Black fur is very challenging and definitely the most time-consuming fur to shade and color. It involves many many layers of numerous colors; virtually every color is used here: yellows, oranges, blues, greens, they are all layered into my depictions of black fur. Furthermore, due to how dark I need to get colors, I inevitably have to start using firmer pressure when coloring these portraits. I will prioritize distinguishing between black fur and then “deep black” fur.


Both of these types of fur are initially colored the same with the aforementioned variety of colors, however, the deep blacks are then aggressively burnished with black, indigo, royal purple, and dark red. Meanwhile, the regular blacks still have those colors layered over them, but this is done much less aggressively. I am rarely satisfied with the initial outcome of coloring black fur and so both my regular blacks and deep blacks will be tweaked with various colors. There’s also a chance I might make an area darker than I should have. For that, I just grab my kneaded eraser and gently work the area.  

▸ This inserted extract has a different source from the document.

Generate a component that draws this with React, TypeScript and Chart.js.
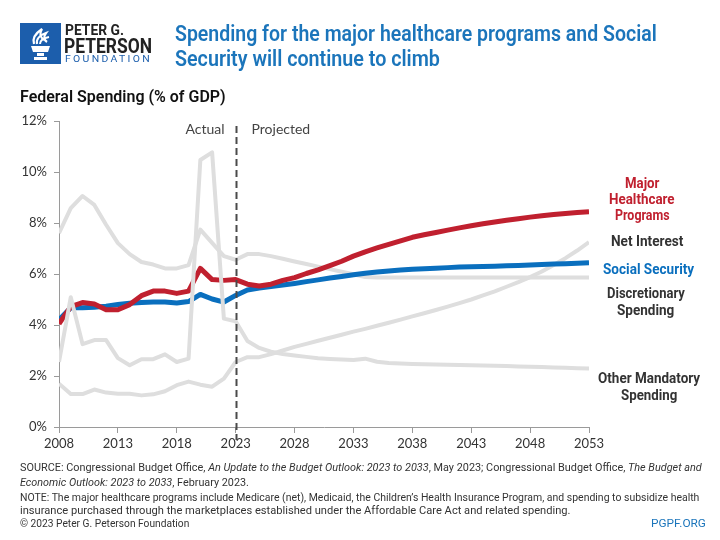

Besides coloring the fur, I am of course coloring eyes, tongues, colors, and any other non-fur parts. These usually go much more quickly than the fur due to the relatively small amount of space they occupy.  After I am finished with my colored pencils, I erase all the pencil smears I have inevitably created on the piece.




But, I still have one last thing to do! I take a very fine tip paint brush and add very tiny highlights with white pain. These highlights are usually in the eyes but could also be on the nose. If the animal has white whiskers, I will also very carefully paint on the whiskers. It is MUCH easier to make the whiskers this way than trying to draw them on, as the paint can be applied directly on top of the colored pencil layer and does not have to actually compete with the colored pencil below it.


Now that the piece is done, I just sign it and then apply fixative. I use Grumbacher's workable matte fixative. It works well enough to prevent any smearing that may otherwise occur when the piece is handled and framed.